A key idea of information theory is 'entropy'. It's a way of actually putting a number to how certain a prediction is. If a gambler predicts the toss of a coin, he is choosing one of only two equally likely possibilities: the entropy is low. If he were to predict the top card of a shuffled pack of cards he is less certain of the prediction, now choosing one of 52 possibilities: the entropy is higher. Predicting the next character in a message can also be measured in terms of entropy, as can predicting what comes next in a piece of music.
That's where the Queen Mary project comes in. They are exploring what information theory can tell us about how people listen to music. They are studying several different kinds of predictability, and so potential surprise, in musical patterns: how we perceive them, and how they shape our experience listening to music. If the music is very easy to predict after a short period of listening, are we more likely to find it boring? If the notes that come next are more surprising will we find it more interesting?

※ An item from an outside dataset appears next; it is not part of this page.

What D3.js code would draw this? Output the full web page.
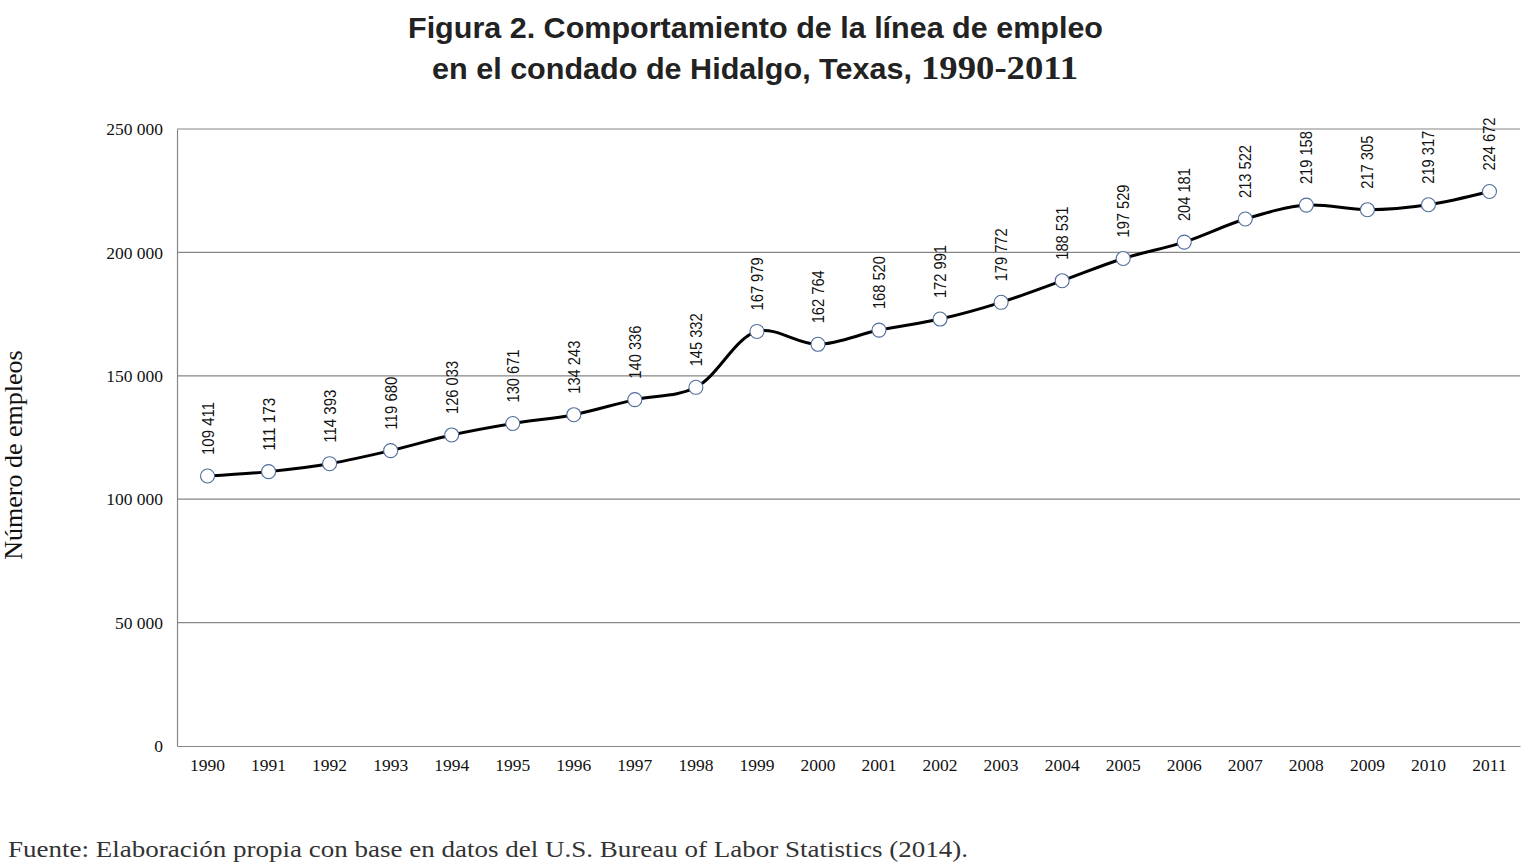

How entropy changes through a piece of music is one kind of predictability they are looking at. Another is 'redundancy' - is the same information available throughout the music. The more redundancy the more that long sequences of notes repeat. A third kind of predictability they consider is about how our uncertainty about the music remaining changes as we hear more music.
They have created a way for non-musicians to make music based on these ideas. Their 'Melody Triangle' randomly generates new pieces of music given values for the different kinds of predictability. Different points on the triangle correspond to the different values of predictability. For example, one corner of the triangle is maximum repetition - a single note repeating over and over. Another corner represents noise - where the next note is completely random and cannot be predicted - there is maximum entropy. The final corner represents periodic music where longer series of notes are repeated - maximum redundancy. Points in the middle of the triangle represent trade-offs between those extremes.
You can compose melodies by moving tokens around the melody triangle. By adding different tokens you can combine piano, drums and bass, as well as different rhythms to make novel, interesting musical textures. There is an Android mobile phone app version you can download and try yourself, and the team also created a Kinect version where different people became the tokens themselves, making interweaving melodies and changing them as they move around a triangle on the floor, and where arm signals change the tempo or instrument.
The team have gathered some initial feedback from people using the Kinect version of the Melody Triangle. It suggests it could be useful as a performance tool or composition aid perhaps as an idea generator. They are now using it to explore our attitudes to surprising music. It shouldn't be a surprise that a key theory about information that is more than a half a century old is driving new music research. That is the way research works.